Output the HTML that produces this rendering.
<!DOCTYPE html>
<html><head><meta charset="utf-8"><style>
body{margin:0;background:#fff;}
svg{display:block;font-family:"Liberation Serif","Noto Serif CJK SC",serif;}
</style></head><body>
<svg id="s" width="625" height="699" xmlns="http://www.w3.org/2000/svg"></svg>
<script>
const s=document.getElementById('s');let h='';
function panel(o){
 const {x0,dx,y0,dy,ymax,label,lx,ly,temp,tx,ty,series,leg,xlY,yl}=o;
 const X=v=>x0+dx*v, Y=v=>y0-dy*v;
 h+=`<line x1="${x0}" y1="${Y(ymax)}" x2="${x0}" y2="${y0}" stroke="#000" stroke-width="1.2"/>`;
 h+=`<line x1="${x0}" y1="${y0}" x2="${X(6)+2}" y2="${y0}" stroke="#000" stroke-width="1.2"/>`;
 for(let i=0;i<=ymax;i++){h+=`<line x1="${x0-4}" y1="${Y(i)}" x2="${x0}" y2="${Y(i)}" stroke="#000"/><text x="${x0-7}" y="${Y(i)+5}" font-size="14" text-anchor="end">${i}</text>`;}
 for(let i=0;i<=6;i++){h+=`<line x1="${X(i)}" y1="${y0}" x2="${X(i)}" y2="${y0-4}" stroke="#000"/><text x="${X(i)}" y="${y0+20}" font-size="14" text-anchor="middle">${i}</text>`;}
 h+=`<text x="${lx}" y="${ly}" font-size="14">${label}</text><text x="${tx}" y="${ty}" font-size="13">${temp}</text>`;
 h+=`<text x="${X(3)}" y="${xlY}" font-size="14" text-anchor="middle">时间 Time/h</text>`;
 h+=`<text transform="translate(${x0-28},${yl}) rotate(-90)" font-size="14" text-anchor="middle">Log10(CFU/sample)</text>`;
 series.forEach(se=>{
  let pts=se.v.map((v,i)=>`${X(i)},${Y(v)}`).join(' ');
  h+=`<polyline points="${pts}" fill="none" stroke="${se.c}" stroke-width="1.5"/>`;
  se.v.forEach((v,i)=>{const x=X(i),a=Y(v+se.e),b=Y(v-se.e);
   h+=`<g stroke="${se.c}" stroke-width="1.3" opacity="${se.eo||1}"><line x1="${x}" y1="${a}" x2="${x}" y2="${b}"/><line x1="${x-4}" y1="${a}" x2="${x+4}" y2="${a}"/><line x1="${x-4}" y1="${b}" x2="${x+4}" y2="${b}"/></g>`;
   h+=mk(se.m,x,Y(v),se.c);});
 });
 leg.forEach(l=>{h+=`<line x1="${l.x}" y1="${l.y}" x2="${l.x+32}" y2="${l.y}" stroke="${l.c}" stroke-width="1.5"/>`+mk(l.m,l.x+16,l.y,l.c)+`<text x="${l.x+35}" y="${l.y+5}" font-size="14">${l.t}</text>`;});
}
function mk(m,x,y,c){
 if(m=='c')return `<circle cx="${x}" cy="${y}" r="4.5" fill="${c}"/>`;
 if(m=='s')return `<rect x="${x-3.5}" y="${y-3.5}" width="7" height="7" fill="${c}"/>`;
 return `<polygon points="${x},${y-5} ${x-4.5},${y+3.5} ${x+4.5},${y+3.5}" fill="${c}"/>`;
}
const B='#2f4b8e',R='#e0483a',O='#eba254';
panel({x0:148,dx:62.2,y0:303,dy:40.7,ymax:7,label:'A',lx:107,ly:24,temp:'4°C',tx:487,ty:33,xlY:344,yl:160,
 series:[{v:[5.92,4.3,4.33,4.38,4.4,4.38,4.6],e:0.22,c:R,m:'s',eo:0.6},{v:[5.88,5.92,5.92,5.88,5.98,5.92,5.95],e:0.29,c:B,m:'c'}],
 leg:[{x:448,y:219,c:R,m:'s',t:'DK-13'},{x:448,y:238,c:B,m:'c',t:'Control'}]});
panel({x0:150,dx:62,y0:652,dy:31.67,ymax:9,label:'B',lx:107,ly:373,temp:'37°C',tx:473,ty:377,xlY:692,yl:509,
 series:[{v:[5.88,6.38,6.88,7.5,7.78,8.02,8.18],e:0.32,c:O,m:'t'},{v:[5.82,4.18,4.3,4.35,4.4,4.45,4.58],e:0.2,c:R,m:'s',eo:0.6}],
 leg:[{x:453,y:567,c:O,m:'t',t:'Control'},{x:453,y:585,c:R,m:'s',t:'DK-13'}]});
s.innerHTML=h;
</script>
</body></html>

# DIRECTION
Write out the full listing, keeping every line exactly as it is.

# SOLUTION BELOW
Output the HTML that produces this rendering.
<!DOCTYPE html>
<html><head><meta charset="utf-8"><style>
body{margin:0;background:#fff;}
svg{display:block;font-family:"Liberation Serif","Noto Serif CJK SC",serif;}
</style></head><body>
<svg id="s" width="625" height="699" xmlns="http://www.w3.org/2000/svg"></svg>
<script>
const s=document.getElementById('s');let h='';
function panel(o){
 const {x0,dx,y0,dy,ymax,label,lx,ly,temp,tx,ty,series,leg,xlY,yl}=o;
 const X=v=>x0+dx*v, Y=v=>y0-dy*v;
 h+=`<line x1="${x0}" y1="${Y(ymax)}" x2="${x0}" y2="${y0}" stroke="#000" stroke-width="1.2"/>`;
 h+=`<line x1="${x0}" y1="${y0}" x2="${X(6)+2}" y2="${y0}" stroke="#000" stroke-width="1.2"/>`;
 for(let i=0;i<=ymax;i++){h+=`<line x1="${x0-4}" y1="${Y(i)}" x2="${x0}" y2="${Y(i)}" stroke="#000"/><text x="${x0-7}" y="${Y(i)+5}" font-size="14" text-anchor="end">${i}</text>`;}
 for(let i=0;i<=6;i++){h+=`<line x1="${X(i)}" y1="${y0}" x2="${X(i)}" y2="${y0-4}" stroke="#000"/><text x="${X(i)}" y="${y0+20}" font-size="14" text-anchor="middle">${i}</text>`;}
 h+=`<text x="${lx}" y="${ly}" font-size="14">${label}</text><text x="${tx}" y="${ty}" font-size="13">${temp}</text>`;
 h+=`<text x="${X(3)}" y="${xlY}" font-size="14" text-anchor="middle">时间 Time/h</text>`;
 h+=`<text transform="translate(${x0-28},${yl}) rotate(-90)" font-size="14" text-anchor="middle">Log10(CFU/sample)</text>`;
 series.forEach(se=>{
  let pts=se.v.map((v,i)=>`${X(i)},${Y(v)}`).join(' ');
  h+=`<polyline points="${pts}" fill="none" stroke="${se.c}" stroke-width="1.5"/>`;
  se.v.forEach((v,i)=>{const x=X(i),a=Y(v+se.e),b=Y(v-se.e);
   h+=`<g stroke="${se.c}" stroke-width="1.3" opacity="${se.eo||1}"><line x1="${x}" y1="${a}" x2="${x}" y2="${b}"/><line x1="${x-4}" y1="${a}" x2="${x+4}" y2="${a}"/><line x1="${x-4}" y1="${b}" x2="${x+4}" y2="${b}"/></g>`;
   h+=mk(se.m,x,Y(v),se.c);});
 });
 leg.forEach(l=>{h+=`<line x1="${l.x}" y1="${l.y}" x2="${l.x+32}" y2="${l.y}" stroke="${l.c}" stroke-width="1.5"/>`+mk(l.m,l.x+16,l.y,l.c)+`<text x="${l.x+35}" y="${l.y+5}" font-size="14">${l.t}</text>`;});
}
function mk(m,x,y,c){
 if(m=='c')return `<circle cx="${x}" cy="${y}" r="4.5" fill="${c}"/>`;
 if(m=='s')return `<rect x="${x-3.5}" y="${y-3.5}" width="7" height="7" fill="${c}"/>`;
 return `<polygon points="${x},${y-5} ${x-4.5},${y+3.5} ${x+4.5},${y+3.5}" fill="${c}"/>`;
}
const B='#2f4b8e',R='#e0483a',O='#eba254';
panel({x0:148,dx:62.2,y0:303,dy:40.7,ymax:7,label:'A',lx:107,ly:24,temp:'4°C',tx:487,ty:33,xlY:344,yl:160,
 series:[{v:[5.92,4.3,4.33,4.38,4.4,4.38,4.6],e:0.22,c:R,m:'s',eo:0.6},{v:[5.88,5.92,5.92,5.88,5.98,5.92,5.95],e:0.29,c:B,m:'c'}],
 leg:[{x:448,y:219,c:R,m:'s',t:'DK-13'},{x:448,y:238,c:B,m:'c',t:'Control'}]});
panel({x0:150,dx:62,y0:652,dy:31.67,ymax:9,label:'B',lx:107,ly:373,temp:'37°C',tx:473,ty:377,xlY:692,yl:509,
 series:[{v:[5.88,6.38,6.88,7.5,7.78,8.02,8.18],e:0.32,c:O,m:'t'},{v:[5.82,4.18,4.3,4.35,4.4,4.45,4.58],e:0.2,c:R,m:'s',eo:0.6}],
 leg:[{x:453,y:567,c:O,m:'t',t:'Control'},{x:453,y:585,c:R,m:'s',t:'DK-13'}]});
s.innerHTML=h;
</script>
</body></html>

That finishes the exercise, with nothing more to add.